Ad Atticum 15.10
Ad Atticum 15.10
Headnote
Cicero to Atticus, written at the Tusculan villa on 5 June 44 BC — Perseus dateline Scr. in Tusculano Non. Iun. aut postridie a. 710 (44). The dateline allows the Nones themselves or the day after; we follow Perseus’s first option. Atticus has now forwarded an affectionate letter from Marcus Brutus, the chief Liberator, and Cicero answers in a single breathless section that turns each of Brutus’s options over and finds every one unsatisfactory. To accept the grain commission from Antony and his circle is shameful. To attempt something fresh — another stroke against the Caesarians — is impossible: the moment has passed, the men neither dare nor can act. To stay quiet on the conspirators’ own advice gives no guarantee of safety, especially if news arrives that Decimus Brutus, then in Cisalpine Gaul, has come to grief.
Particularly galling to Cicero is the choice between two indignities: to miss the praetorian games Brutus is bound by office to put on, or to take the grain errand — which he compares to the legate’s job that Pompey gave the Academic philosopher Dio of Alexandria, a charge proverbially humiliating for a man of dignity.
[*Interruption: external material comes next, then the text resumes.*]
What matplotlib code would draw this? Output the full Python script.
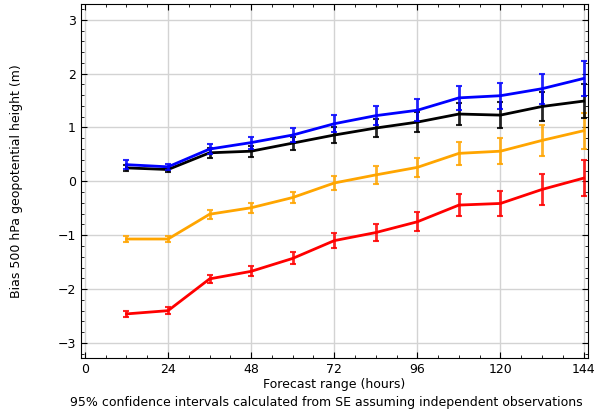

Cicero is reluctant to give written counsel in any case, since giving counsel in such a matter is itself unsafe; reluctant, too, because Brutus is taking his direction from his mother Servilia, whose entreaties are not counsel that another voice can easily interpose itself against. Yet silence Cicero cannot manage. He will think over how to write, and send a courier at once to Brutus, who is at Antium or perhaps already at Circeii.